The Pieces of Me I’m No Longer Afraid Of
Finding courage to step out of the shadows and embrace your authentic self.
Letting My Truth Take Center Stage
There's a moment in In Pieces—Joey Contreras' musical about love, identity, and the fragments that shape us—where the character Grey sings, "That's What I'm Good At." It's a song about someone who has learned to hide so deeply that invisibility feels like second nature. Grey doesn't just hide who he loves. He hides himself so that the truth never has the chance to take center stage.
When I heard that song, something inside me didn't just resonate.
It recognized itself.
It was quiet—like a truth I had been avoiding finally exhaled.
What I felt wasn't defeat.
It was acceptance—the honest kind, the kind that comes from finally admitting how long I had been hiding, too.
And I know I'm not the only one.
There is a quiet violence that occurs within us when we hide ourselves.
For years, I lived behind a version of myself that felt easier for the world to accept. I learned to be agreeable, composed, and careful. I learned to manage how much of myself people were allowed to see. I learned to keep the spotlight off anything that felt too vulnerable, too complicated. I didn't hide because I didn't know who I was.
I hid because I feared being seen incorrectly.
There's a difference.
Being unseen is lonely.
Being misunderstood feels dangerous.
So I disappeared in plain sight.
I softened my voice.
I shrank my truth.
I kept love, identity, and longing tucked away where no one could distort them.
And maybe you've done that too.
Maybe you've lived a life that looks fine on the outside but feels muted on the inside.
Maybe you've learned to survive by being small.
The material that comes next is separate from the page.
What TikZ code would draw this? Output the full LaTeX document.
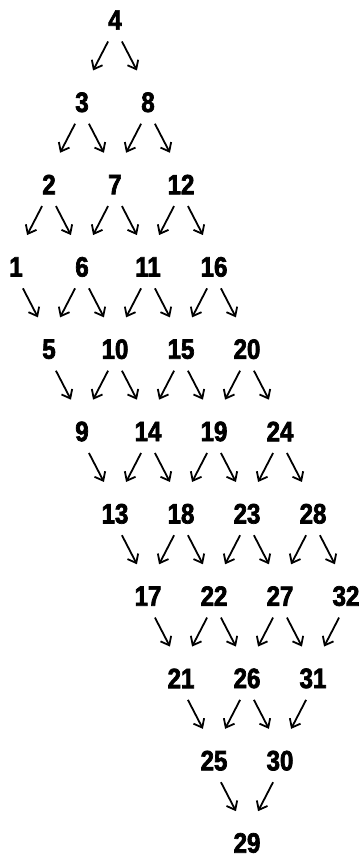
\documentclass[tikz,border=0pt]{standalone}
\usepackage{fontspec}
\newfontfamily\numfont{Liberation Sans Bold}[FakeStretch=0.86,FakeBold=2.5]
\usetikzlibrary{arrows.meta,calc}
\begin{document}
\begin{tikzpicture}[x=16.5pt,y=-82.3pt,
  num/.style={font=\numfont\fontsize{28}{28}\selectfont, inner sep=0pt},
  arr/.style={line width=1.8pt,-{Straight Barb[length=7.5pt,width=12pt]}}]
\useasboundingbox (-16pt,20pt) rectangle (348pt,-837pt);
\foreach \n/\c/\r in {4/6/0,
  3/4/1, 8/8/1,
  2/2/2, 7/6/2, 12/10/2,
  1/0/3, 6/4/3, 11/8/3, 16/12/3,
  5/2/4, 10/6/4, 15/10/4, 20/14/4,
  9/4/5, 14/8/5, 19/12/5, 24/16/5,
  13/6/6, 18/10/6, 23/14/6, 28/18/6,
  17/8/7, 22/12/7, 27/16/7, 32/20/7,
  21/10/8, 26/14/8, 31/18/8,
  25/12/9, 30/16/9,
  29/14/10}
  \node[num] (n\n) at (\c,\r) {\n};
\foreach \a/\b/\dx in {4/3/-7.5, 4/8/7.5,
  3/2/-7.5, 3/7/7.5, 8/7/-7.5, 8/12/7.5,
  2/1/-7.5, 2/6/7.5, 7/6/-7.5, 7/11/7.5, 12/11/-7.5, 12/16/7.5,
  1/5/7.5, 6/5/-7.5, 6/10/7.5, 11/10/-7.5, 11/15/7.5, 16/15/-7.5, 16/20/7.5,
  5/9/7.5, 10/9/-7.5, 10/14/7.5, 15/14/-7.5, 15/19/7.5, 20/19/-7.5, 20/24/7.5,
  9/13/7.5, 14/13/-7.5, 14/18/7.5, 19/18/-7.5, 19/23/7.5, 24/23/-7.5, 24/28/7.5,
  13/17/7.5, 18/17/-7.5, 18/22/7.5, 23/22/-7.5, 23/27/7.5, 28/27/-7.5, 28/32/7.5,
  17/21/7.5, 22/21/-7.5, 22/26/7.5, 27/26/-7.5, 27/31/7.5, 32/31/-7.5,
  21/25/7.5, 26/25/-7.5, 26/30/7.5, 31/30/-7.5,
  25/29/7.5, 30/29/-7.5}
  \draw[arr] ($(n\a)!.437!(n\b) + (0,14.5pt) - (\dx pt,0)$) -- ($(n\a)!.437!(n\b) + (\dx pt,-14.5pt)$);
\end{tikzpicture}
\end{document}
Maybe you've convinced yourself that invisibility is safer than authenticity.
If so, remember this:
You are not broken.
You are not weak.
You are not alone.
You adapted.
And adaptation is not failure.
Grey's song didn't shame me.
It named me.
It gave shape to a feeling I had carried quietly for years—the feeling of being present but unseen, capable but cautious, honest internally but edited externally. It captured the survival instinct of shrinking yourself so your truth never takes center stage.
And in that moment, I realized:
I have been living like that for far too long.
Grey hides so his truth won't become the headline.
I've done that too.
He softens himself so no one asks the wrong questions.
I've done that too.
He keeps love tucked away so it won't expose him.
I've done that too.
The song cracked something open in me—not in a way that broke me, but in a way that finally allowed me to breathe.
I'm not writing this to confess something.
I'm writing this to claim something.
I'm writing because hiding has shaped too much of my life already.
Because I'm tired of shrinking out of habit.
Because I'm done mistaking invisibility for safety.
I'm writing because I know there are people who will read this and feel the same quiet ache I felt when I heard Grey sing—people who have spent years performing a version of themselves that feels acceptable.
If my honesty gives even one person permission to breathe more deeply, stand taller, or stop apologizing for who they are, then this vulnerability has purpose.
I'm telling this story publicly because I'm finally ready to be seen.
Not the edited version.
Not the safe version.
The real one.
Letting my truth take center stage now doesn't mean shouting it.
It doesn't mean performing it.
It doesn't mean forcing anyone to understand it.
It means something quieter and braver.
It means I'm done dimming myself to keep the peace.
I'm done editing myself to avoid misunderstanding.
I'm done treating my identity like something fragile.
The version of me emerging now is not new.
She is simply no longer hidden.
She is the version who no longer treats her truth as a liability.
The version who finally trusts herself enough to stop negotiating her visibility.
She doesn't dim herself to avoid being misunderstood.
She doesn't apologize for her depth.
She doesn't shrink to make others comfortable.
She is grounded.
She is steady.
She is unhidden.
She approaches love with openness rather than fear.
She no longer treats it as something that must be hidden to remain safe.
She approaches identity with honesty.
She approaches visibility with intention.
She deserves to be seen accurately—even if not everyone sees her clearly.
If you are reading this and feel that familiar ache—if you have spent years hiding, shrinking, softening, or disappearing—I want you to know this:
You are not alone.
You are not wrong.
You are not too much.
You are not unworthy.
You are not beyond becoming.
And you deserve to live fully.
Your truth deserves air.
Your identity deserves dignity.
Your love deserves space.
Your presence deserves to be seen.
If a song can name your ache, let this article name your hope.
You are allowed to step into the light—slowly, softly, steadily—without shrinking, without apologizing, and without hiding.
You are allowed to become the version of yourself you have kept tucked away.
And when you are ready, you can let your truth take center stage, too.